Mit neun Kilogramm im Rucksack, inklusive Wasser und Verpflegung, machte ich mich Anfang Oktober 2017 auf den Weg. Nie zu vor bin ich in Spanien gewesen und ich hätte auch nicht gedacht, dass das Land so vielseitig ist. Gefühlt bin ich in den Alpen, an der Mosel, in den Great Plains, den Highlands und durch die Wälder Australiens gewandert. Letzteres aufgrund der Tatsache, dass Galicien übersäet ist mit Eukalyptus. Eine Strecke, die mir viel abverlangte. Tagelang ging ich durch die brüllende Hitze und holte mir den Sonnenbrand des Jahres. Dann wieder Regen, der das Laufen auch nicht gerade zu einem Vergnügen machte. Die Landschaft und auch die abendlichen Rituale in den Herbergen entschädigten aber stets für nasse Kleidung und schmerzhafte Fußblasen, so groß wie zwei Euromünzen. Meistens saß man gemütlich zusammen, tauschte sich aus, kochte gemeinsam, trank Wein und manchmal auch viel Wein. Man traf Menschen aus aller Welt. Sehr viele aus Europa aber auch Pilger aus den USA, Kanada, Brasilien, Korea und Australien um nur einige zu nennen. Für mich war es extrem schön mit so vielen Pilgern aus unterschiedlichen Ländern ein gemeinsames Ziel zu haben. Das schweißt zusammen und führt zu Freundschaften.

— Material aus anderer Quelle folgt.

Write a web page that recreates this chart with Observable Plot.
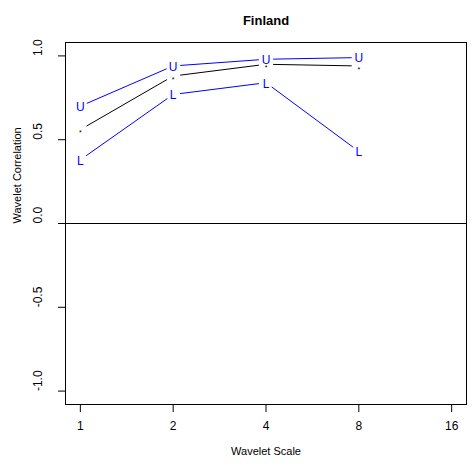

Wenn man dann aber doch abends mal seine Ruhe haben wollte und Abstand brauchte von den anderen Pilgern, dann ging man am besten einfach zum Gottesdienst. Das klingt verrückt, wenn man bedenkt, dass es ein katholisch geprägter Pilgerweg ist, aber in der Tat gehen die wenigsten Pilger den Weg aus religiösen Gründen - die meisten aber wenigsten um etwas Spirituelles zu erleben. Für mich war Gott ein ständiger Begleiter und ich hatte endlich mal die Zeit ganz bewusst mit ihm zu sprechen, insbesondere um Danke zu sagen.

In Santiago angekommen kniete ich vor der Kathedrale auf der Praza do Obradoiro nieder, betete und freute mich mit meinen Camino-Freunden, dass wie es endlich nach rund fünf Wochen geschafft hatten. Wir besuchten anschließend den Pilgergottesdienst und hatten großes Glück, dass wir sahen wie der Botafumeiro (größtes Weihrauchfass der Welt) durch die Vierung der Kathedrale geschwungen wurde. Insbesondere in der Nebensaison ist dieses weltweit bekannte Schauspiel nämlich meist nur an Hochfesten zu bewundern. In der Kathedrale umarmte ich wie alle anderen Pilger die Jakobusstatue am Hochalter und kniete vor Dankbarkeit an seinem Grab.

In diesen Momenten wurde mir bewusst, dass es nicht das Ende des Weges ist, dass der Weg weniger aus Erde, Stein oder Asphalt besteht, sondern viel mehr aus Gefühlen, Wünschen, Träumen, Erinnerungen und aus dem Glauben an Gott. Nein, dieser Weg endet für mich nicht. Er hat keinen Anfang und kein Ende.